Ogni istituto ha un PTOF (piano triennale dell’offerta formativa), dentro cui si esplicitano le tipologie di verifica e le griglie di valutazione. Sono attività concordate dai Dipartimenti, e dal Collegio dei docenti. Per ciascuna di esse esistono criteri precisi, letti e approvati dai genitori che a quell’istituto, sulla base di quel determinato Piano, hanno iscritto i propri figli. E’ chiaro che nel bel mezzo di un anno scolastico, con una tragedia in atto, tali modalità non sono realizzabili. Dunque, le valutazioni non dovrebbero essere possibili. E’per questo che da qualche giorno Dirigenti scolastici e docenti stanno cercando di correre ai ripari, modificando le griglie e le tipologie delle verifiche, ma possono agire solo tramite lo strumento del Collegio dei docenti, difficilmente convocabile, o le riunioni di Dipartimento. E, in ogni caso, le decisioni non possono essere sottoposte alla condivisione dell’utenza, che si troverà di fronte al fatto compito. Si capisce come tutto questo determinerà una notevole serie di anomalie giuridiche.

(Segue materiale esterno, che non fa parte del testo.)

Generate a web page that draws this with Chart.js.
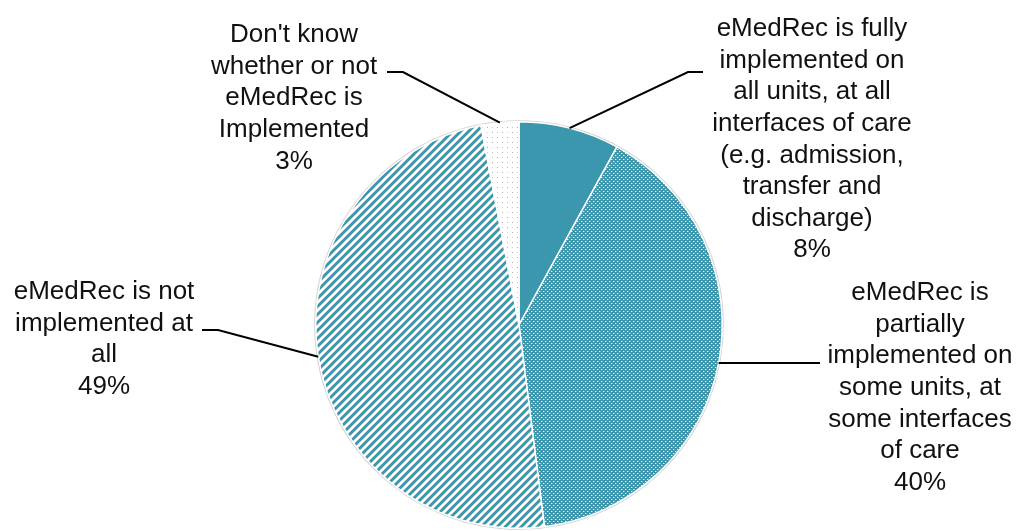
<!DOCTYPE html>
<html>
<head>
<meta charset="utf-8">
<script src="https://cdn.jsdelivr.net/npm/chart.js@4/dist/chart.umd.min.js"></script>
<style>
html,body{margin:0;padding:0;background:#fff;}
#wrap{width:1018px;height:531px;}
</style>
</head>
<body>
<div id="wrap"><canvas id="c" width="1018" height="531"></canvas></div>
<script>
// ---- data ----
const categories = [
  ["eMedRec is fully", "implemented on", "all units, at all", "interfaces of care", "(e.g. admission,", "transfer and", "discharge)"],
  ["eMedRec is", "partially", "implemented on", "some units, at", "some interfaces", "of care"],
  ["eMedRec is not", "implemented at", "all"],
  ["Don't know", "whether or not", "eMedRec is", "Implemented"]
];
const values = [8, 40, 49, 3];
const percentLabels = ["8%", "40%", "49%", "3%"];

// ---- layout (label block centres & leader elbows) ----
const labelLayout = [
  {cx: 812, y0: 29, elbow: [688, 72], end: [703, 72]},
  {cx: 920, y0: 293, elbow: null, end: [820, null]},
  {cx: 104, y0: 292, elbow: [218, 330], end: [202, 330]},
  {cx: 294, y0: 35, elbow: [403, 72], end: [387, 72]}
];
const LINE_H = 31.6;
const TEAL = '#3b97ad';

function makeDense(){
  const c = document.createElement('canvas'); c.width = 4; c.height = 4;
  const g = c.getContext('2d');
  g.fillStyle = TEAL; g.fillRect(0,0,4,4);
  g.fillStyle = 'rgba(255,255,255,0.95)';
  g.fillRect(1,1,1,1); g.fillRect(3,3,1,1);
  g.fillStyle = 'rgba(255,255,255,0.35)';
  g.fillRect(2,1,1,1); g.fillRect(0,3,1,1);
  return g.createPattern(c,'repeat');
}
function makeStripes(){
  const c = document.createElement('canvas'); c.width = 8; c.height = 8;
  const g = c.getContext('2d');
  g.fillStyle = '#fff'; g.fillRect(0,0,8,8);
  g.strokeStyle = TEAL; g.lineWidth = 2.9; g.lineCap = 'square';
  g.beginPath();
  g.moveTo(-2,10); g.lineTo(10,-2);
  g.moveTo(-2,2); g.lineTo(2,-2);
  g.moveTo(6,10); g.lineTo(10,6);
  g.stroke();
  return g.createPattern(c,'repeat');
}
function makeSparse(){
  const c = document.createElement('canvas'); c.width = 10; c.height = 10;
  const g = c.getContext('2d');
  g.fillStyle = '#fff'; g.fillRect(0,0,10,10);
  g.fillStyle = '#a9a9a9';
  g.fillRect(2,2,1,1); g.fillRect(7,7,1,1);
  g.fillStyle = '#cfcfcf';
  g.fillRect(7,2,1,1); g.fillRect(2,7,1,1);
  return g.createPattern(c,'repeat');
}

const labelPlugin = {
  id: 'calloutLabels',
  beforeDatasetsDraw(chart){
    const arc = chart.getDatasetMeta(0).data[0];
    if(!arc) return;
    const ctx = chart.ctx;
    ctx.save();
    ctx.beginPath();
    ctx.arc(arc.x, arc.y, arc.outerRadius + 0.8, 0, Math.PI*2);
    ctx.strokeStyle = 'rgba(0,0,0,0.18)';
    ctx.lineWidth = 1.6;
    ctx.stroke();
    ctx.restore();
  },
  afterDatasetsDraw(chart){
    const ctx = chart.ctx;
    const meta = chart.getDatasetMeta(0);
    ctx.save();
    meta.data.forEach((arc, i) => {
      const L = labelLayout[i];
      const mid = (arc.startAngle + arc.endAngle) / 2;
      const ax = arc.x + Math.cos(mid) * arc.outerRadius;
      const ay = arc.y + Math.sin(mid) * arc.outerRadius;
      ctx.beginPath();
      ctx.strokeStyle = '#000';
      ctx.lineWidth = 2;
      ctx.moveTo(ax, ay);
      if (L.elbow) {
        ctx.lineTo(L.elbow[0], L.elbow[1]);
        ctx.lineTo(L.end[0], L.end[1]);
      } else {
        ctx.lineTo(L.end[0], ay);
      }
      ctx.stroke();
      const lines = categories[i].concat([percentLabels[i]]);
      ctx.fillStyle = '#111';
      ctx.font = '26px "Liberation Sans", Arial, sans-serif';
      ctx.textAlign = 'center';
      ctx.textBaseline = 'middle';
      lines.forEach((t, k) => ctx.fillText(t, L.cx, L.y0 + k * LINE_H));
    });
    ctx.restore();
  }
};

new Chart(document.getElementById('c'), {
  type: 'pie',
  data: {
    labels: categories.map(l => l.join(' ')),
    datasets: [{
      data: values,
      backgroundColor: [TEAL, makeDense(), makeStripes(), makeSparse()],
      borderColor: '#ffffff',
      borderWidth: 1.5
    }]
  },
  options: {
    responsive: false,
    animation: false,
    layout: {padding: {top: 121, bottom: 2, left: 20, right: 0}},
    plugins: {legend: {display: false}, tooltip: {enabled: false}}
  },
  plugins: [labelPlugin]
});
</script>
</body>
</html>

Chiaro e semplice. Per questo si fa fatica a capire cosa abbia in mente il ministro Azzolina quando afferma che “in pagella andranno anche le insufficienze”.  Senza contare che, al di là delle dichiarazioni rilasciate durante le interviste, nessun decreto ulteriore e nessuna ordinanza ha chiarito la questione delle valutazioni. Ecco il dubbio dei docenti: come si porta vanti uno scrutinio, visto che è stato ribadito più volte che la valutazione della didattica a distanza deve essere formativa e non deve esprimersi nei voti, ma solo nell’indicazione dei livelli di competenza raggiunti. Se realmente in pagella verranno registrate delle insufficienze,  la scuola sarà travolta da una pioggia di ricorsi,  che  potranno subentrare anche per le altre fasce di valutazione che, nelle terze e quarte classi della secondaria superiore, preludono all’attribuzione del Credito Scolastico, finalizzato a costruire parte del voto di diploma.

Questo lo sa ogni insegnante. Strano lo ignori il Ministro. A questo punto, o dal ministero vengono forniti degli strumenti normativi per cui la valutazione finale in voti della didattica a distanza viene ufficialmente riconosciuta – ma, in questo caso, dovrebbero essere indicate e garantite in tutto il territorio nazionale delle prove definite, che non possono prevedere, ad esempio, che un minore stia con una webcam puntata addosso per tutto il tempo necessario al completamento di una verifica -; oppure si ammettono tutti all’anno successivo senza voti, e si rimanda la definizione del credito scolastico, dove necessario, alla fine del primo quadrimestre del prossimo anno, limitandosi, per l’anno in corso, a definire i livelli di competenze ( raggiunti o non raggiunti).